Boosting Investor Confidence: Recent Legislative Steps Taken

India has been taking a number of legislative and regulatory measures for boosting the confidence of the investors and to improve the investment climate prevailing in the country. The following are some of the legislative measures undertaken by the government:

The Insolvency and Bankruptcy Code, 2016

The Insolvency and Bankruptcy Code, 2016, lays down a resolution process that seeks to ensure time-bound settlement of insolvency, faster turnaround of businesses and create a unified data base of serial defaulters. The recent enactment of a comprehensive legislation relating to insolvency of corporate, firms and individuals has consolidated and amended the existing laws related to insolvency resolution and reorganization of corporate persons, partnership firms and individuals in a time bound manner. It will be applicable to individuals, companies, limited liability partnerships, partnership firms and other legal entities registered in India as may be notified, except for those with a dominantly financial function. This implies that all types of entities will come under one single law. It will also repeal the archaic laws like Presidency Towns Insolvency Act, 1909 and the Provincial Insolvency Act, 1920.
It creates an institutional mechanism for insolvency resolution process by setting up of Insolvency and Bankruptcy Board of India (IBBI) to regulate professionals, agencies and information utilities (IUs) engaged in resolution of insolvencies of companies. In addition, the code also provides for establishment of National Companies Law Tribunal (NCLT) and Debt Recovery Tribunals (DRT) as nodal adjudicating authorities for resolution of insolvency, liquidation and bankruptcy. Thus, the code seeks to boost interest of investors and improves ease of doing business in the country.

The term insolvency is used for both individuals and organizations. For individuals, it is known as bankruptcy and for corporate it is called corporate insolvency. Both refer to a situation when an individual or company are not able to pay the debt in present or near future and the value of assets held by them are less than liability.

The Financial Resolution and Deposit Insurance Bill, 2016 (Draft)

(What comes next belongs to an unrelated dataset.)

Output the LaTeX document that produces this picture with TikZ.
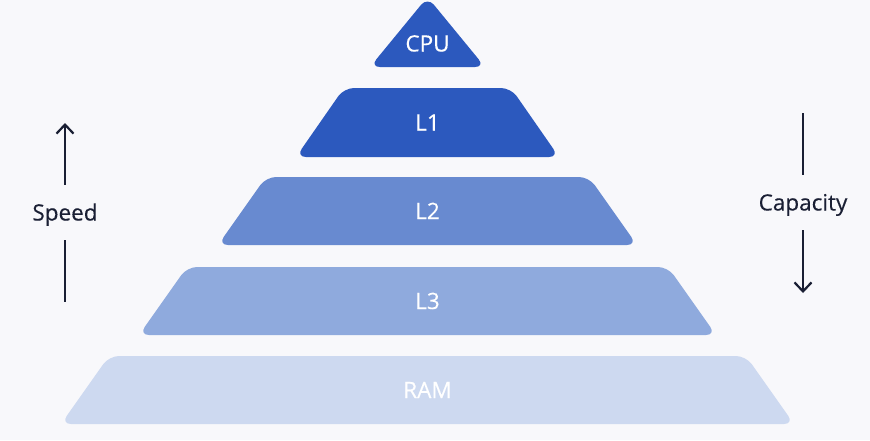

A draft Financial Resolution and Deposit Insurance Bill 2016 has mooted idea of “creative destruction of inefficient firms”. It seeks to address insolvency issues by establishing a framework to carry out resolution of certain categories of financial service providers in distress. It seeks for orderly resolution that protects the interests of the consumers without relying much upon taxpayer-funded bailout. It also aims to provide deposit insurance to consumers belonging to various categories of financial services and for designation of Systemically Important Financial Institutions by the Union government for resolution. Also, it provides for the establishment of a corporation for protecting the interests of the consumers of covered service providers and public funds to the extent possible thereby ensuring stability and resilience of the financial system.

The significance of the bill lies in the fact that it not only consolidates the resolution provisions present in different statutes but in addition introduces new requirements like classification of financial service providers into different categories of risk to viability, submission of resolution/restoration plans etc.

In sum, the overall mechanism provided by the draft bill is likely to bring in more clarity with respect to the rights of investors in the event of resolution of the investee financial service providers. The bill will be a step in a right direction to improve investor confidence in the market.

Enforcement of Security Interest and Recovery of Debts Laws Amendment Bill, 2016

With rising NPAs, Indian Banks are in continuous stress. Slow pace of recovery of financial debts has constrained the financial position of the lenders raising concerns among the investors. Though establishment of Debt Recovery Tribunals (DRTs) and empowering of secured creditors have facilitated faster recovery of debts much more needs to be done. Hence, Parliament has passed Enforcement of Security Interest and Recovery of Debts Laws Amendment Bill, 2016. It seeks to strengthen the debt recovery laws, improve financial health of the banks and improve ease of doing business.
The Bill seeks to amend four laws: Securitisation and Reconstruction of Financial Assets and Enforcement of Security Interest (SARFAESI) Act, 2002 Recovery of Debts due to Banks and Financial Institutions Act (RDDBFI), 1993 Depositories Act, 1996 and Indian Stamp Act, 1899.
Prominent changes made with respect to the DRTs:

  • Strict time lines for filing of written statement and conclusion of hearings so as to expedite adjudication.
  • Filing of recovery application, written documents in electronic format.
  • Uniform procedure for carrying out proceedings.

Along with the bankruptcy law, amendments proposed in this bill will help to create an enabling infrastructure to effectively deal with non-performing assets (NPAs) in the banking system. The bill will help the financial institutions and banks to effectively recover their bad loans. Also, these measures would provide additional recovery avenues for the benefit of debenture holders.